The Oresme stuff was a couple of generations after the first wave hit, so they'd had some
time to come to terms with and could filter their destroyed sense of Aristotelian order
through a more rational sensibility.


He also lectured about how Bacon was the first philosopher to apply knowledge--the first to link knowledge with power, and he thought up all sorts of inventions and applications.  This time (13th c.) was a period where a LOT of inventions were emerging, including the clock. Another thought occurred to me:

...the previous week
when you were talking about how differently Latin-Christian Europe viewed applied science
(technology, essentially) from the Romans, it occurred to me that the Crusades
undoubtedly were a major impetus for that.  Your essay made the connection between an
increasingly complex and market-driven economy and the emergence of non-Ptolemaic points of
view--I'd also like to make the connection between that new market economy and the
technological development.  Nothing accelerates development like competition--either
economic or war.  Both are essentially survival of the fittest, after all.
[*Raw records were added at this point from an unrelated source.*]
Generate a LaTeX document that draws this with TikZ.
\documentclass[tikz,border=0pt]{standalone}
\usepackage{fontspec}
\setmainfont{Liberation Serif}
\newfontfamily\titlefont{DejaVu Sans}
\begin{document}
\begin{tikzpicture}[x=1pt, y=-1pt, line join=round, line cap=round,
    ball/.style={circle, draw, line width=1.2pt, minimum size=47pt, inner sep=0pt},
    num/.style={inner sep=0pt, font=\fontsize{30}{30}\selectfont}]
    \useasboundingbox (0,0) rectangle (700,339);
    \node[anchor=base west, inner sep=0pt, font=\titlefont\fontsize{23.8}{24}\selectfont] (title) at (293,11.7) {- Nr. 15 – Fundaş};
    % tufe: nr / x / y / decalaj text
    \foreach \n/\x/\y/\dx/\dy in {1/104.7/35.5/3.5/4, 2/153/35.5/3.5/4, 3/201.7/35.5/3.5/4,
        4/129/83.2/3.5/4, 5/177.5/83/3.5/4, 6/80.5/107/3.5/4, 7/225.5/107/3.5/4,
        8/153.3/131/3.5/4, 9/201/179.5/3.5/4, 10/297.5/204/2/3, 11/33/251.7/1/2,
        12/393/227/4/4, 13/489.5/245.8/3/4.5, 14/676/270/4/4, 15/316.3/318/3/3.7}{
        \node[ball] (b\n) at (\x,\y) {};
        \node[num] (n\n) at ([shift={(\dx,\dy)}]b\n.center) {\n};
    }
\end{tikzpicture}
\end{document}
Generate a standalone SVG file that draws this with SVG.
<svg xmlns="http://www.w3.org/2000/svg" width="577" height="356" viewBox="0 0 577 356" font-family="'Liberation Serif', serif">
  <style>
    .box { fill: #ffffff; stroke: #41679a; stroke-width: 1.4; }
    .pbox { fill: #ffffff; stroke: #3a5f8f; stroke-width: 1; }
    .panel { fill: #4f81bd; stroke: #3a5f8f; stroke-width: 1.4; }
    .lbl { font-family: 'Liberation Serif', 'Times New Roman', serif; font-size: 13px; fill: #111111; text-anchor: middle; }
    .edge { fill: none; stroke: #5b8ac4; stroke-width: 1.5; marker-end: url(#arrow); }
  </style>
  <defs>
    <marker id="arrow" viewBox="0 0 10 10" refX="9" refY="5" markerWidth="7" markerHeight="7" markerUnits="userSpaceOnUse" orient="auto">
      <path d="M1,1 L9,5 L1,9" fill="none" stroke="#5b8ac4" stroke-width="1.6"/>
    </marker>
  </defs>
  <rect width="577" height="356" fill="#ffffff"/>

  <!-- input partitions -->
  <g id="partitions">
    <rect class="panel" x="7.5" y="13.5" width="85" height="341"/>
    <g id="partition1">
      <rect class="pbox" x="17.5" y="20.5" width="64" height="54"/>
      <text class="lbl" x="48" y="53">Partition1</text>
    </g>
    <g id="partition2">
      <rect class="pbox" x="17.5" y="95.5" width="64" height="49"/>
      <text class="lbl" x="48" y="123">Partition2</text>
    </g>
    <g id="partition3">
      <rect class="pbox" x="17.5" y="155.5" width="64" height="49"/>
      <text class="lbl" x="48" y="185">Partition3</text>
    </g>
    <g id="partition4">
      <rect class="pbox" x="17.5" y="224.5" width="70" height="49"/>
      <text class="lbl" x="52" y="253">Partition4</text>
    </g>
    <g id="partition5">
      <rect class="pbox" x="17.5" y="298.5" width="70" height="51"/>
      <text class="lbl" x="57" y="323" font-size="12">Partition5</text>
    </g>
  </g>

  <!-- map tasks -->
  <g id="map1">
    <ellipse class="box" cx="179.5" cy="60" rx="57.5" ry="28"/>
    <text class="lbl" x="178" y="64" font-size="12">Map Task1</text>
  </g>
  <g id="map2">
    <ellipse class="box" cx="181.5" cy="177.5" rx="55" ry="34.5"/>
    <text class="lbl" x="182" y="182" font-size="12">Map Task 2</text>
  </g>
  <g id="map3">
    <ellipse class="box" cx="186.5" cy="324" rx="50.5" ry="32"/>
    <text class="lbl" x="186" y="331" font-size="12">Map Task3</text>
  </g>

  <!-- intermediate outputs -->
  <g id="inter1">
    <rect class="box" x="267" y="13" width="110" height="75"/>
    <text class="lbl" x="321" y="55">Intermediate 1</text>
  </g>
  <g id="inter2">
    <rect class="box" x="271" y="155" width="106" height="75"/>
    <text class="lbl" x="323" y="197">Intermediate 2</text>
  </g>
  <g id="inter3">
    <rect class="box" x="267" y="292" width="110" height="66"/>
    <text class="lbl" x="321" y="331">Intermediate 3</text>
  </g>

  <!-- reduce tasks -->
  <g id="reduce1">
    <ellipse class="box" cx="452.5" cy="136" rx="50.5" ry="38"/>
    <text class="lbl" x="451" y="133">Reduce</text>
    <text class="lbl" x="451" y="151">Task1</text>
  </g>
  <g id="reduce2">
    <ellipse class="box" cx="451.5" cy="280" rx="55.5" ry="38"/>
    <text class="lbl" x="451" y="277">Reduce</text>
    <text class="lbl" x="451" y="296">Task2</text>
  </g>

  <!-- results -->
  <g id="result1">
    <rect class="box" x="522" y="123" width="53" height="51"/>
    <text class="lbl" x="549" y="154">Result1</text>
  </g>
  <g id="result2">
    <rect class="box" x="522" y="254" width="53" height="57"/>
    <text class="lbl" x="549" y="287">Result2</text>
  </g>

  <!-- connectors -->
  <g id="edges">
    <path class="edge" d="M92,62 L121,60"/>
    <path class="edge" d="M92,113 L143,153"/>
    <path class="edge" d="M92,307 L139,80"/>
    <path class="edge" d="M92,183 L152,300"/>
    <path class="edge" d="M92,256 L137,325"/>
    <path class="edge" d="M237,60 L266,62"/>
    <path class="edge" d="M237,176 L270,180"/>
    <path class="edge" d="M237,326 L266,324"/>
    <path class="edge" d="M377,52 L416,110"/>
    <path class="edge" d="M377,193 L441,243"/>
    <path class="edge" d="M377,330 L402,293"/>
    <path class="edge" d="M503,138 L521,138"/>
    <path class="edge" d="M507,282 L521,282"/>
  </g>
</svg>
So he responded that he'd rather talk to me in person during office hours, it's too complicated to discuss via email.  Which--sure, fine, but I've not been able to meet his office hours even once this semester so far, I've been so busy.  Can we at least MENTION the Black Death in class?! :)  I'm easy to please, just hand out a timeline of events you deem significant, that'll do!  I gotta have the larger picture.